Spin it however you like, but the fact is that he was denied entry into the US?

Whether or not he can pay (time, money) to go in the future is irrelevant to being denied today?

Regarding the entire esta vs visas... I'm lucky enough to have passed painlessly through VISA and I don't understand the difference between them? You have to apply for both? You have to provide your identity documents, information about yourself, payment? The only difference I can see is that you don't need to visit an embassy? Why do we draw a distinction, other than marketing?

My purpose was not to criticise your comment, but to offer a starting point for reflection.
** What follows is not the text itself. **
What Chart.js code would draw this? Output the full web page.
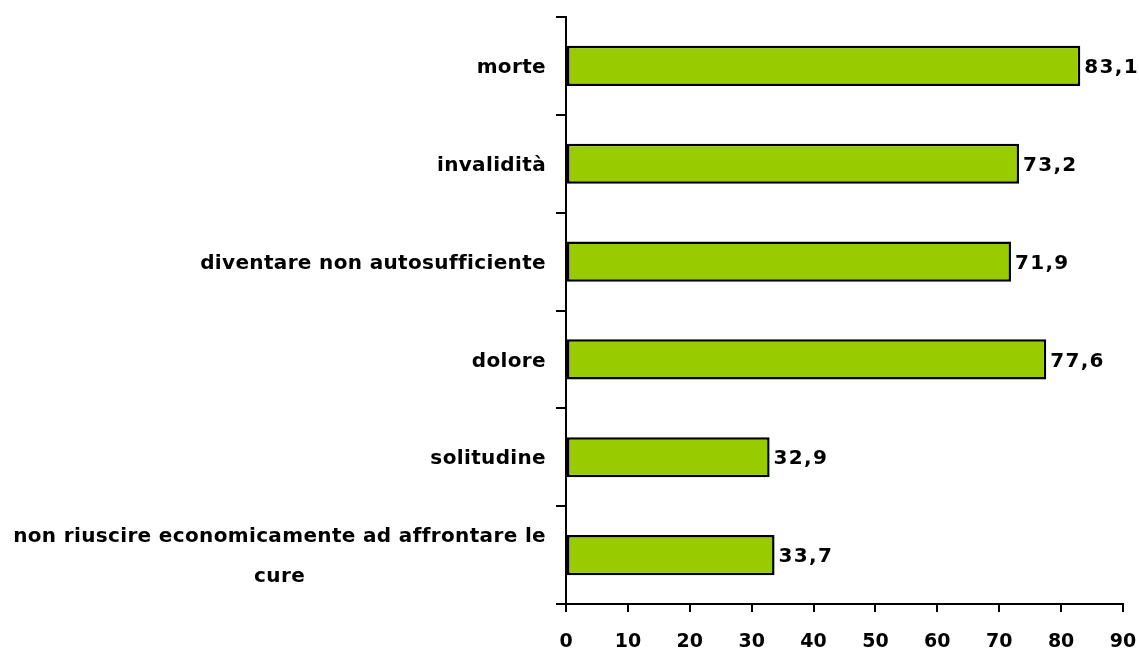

It is not a secret that (in recent years) the number of people subject to more stringent authorisation procedures are constantly increasing, and this without counting the no-fly.

Having been a great admirer of the US, I can say that what I admire are some principles, principles that seem forgotten. They are probably forgotten because when you teach a CBP employee to look for only the worst of people, this will eventually find something suspicious in anyone.

The recent run into exploiting software vulnerabilities could explain why there’s a focus on developers/hackers. But just putting a critique is not constructive, remembering where we come from, what are our principles, why we have them, and their purpose, is much better to motivate why it's wrong to "discriminate" someone.

It's not just slow and annoying, it's wrong because he’s not responsible.

The nuance you're trying to invent is meaningless if you miss your flight and the conference.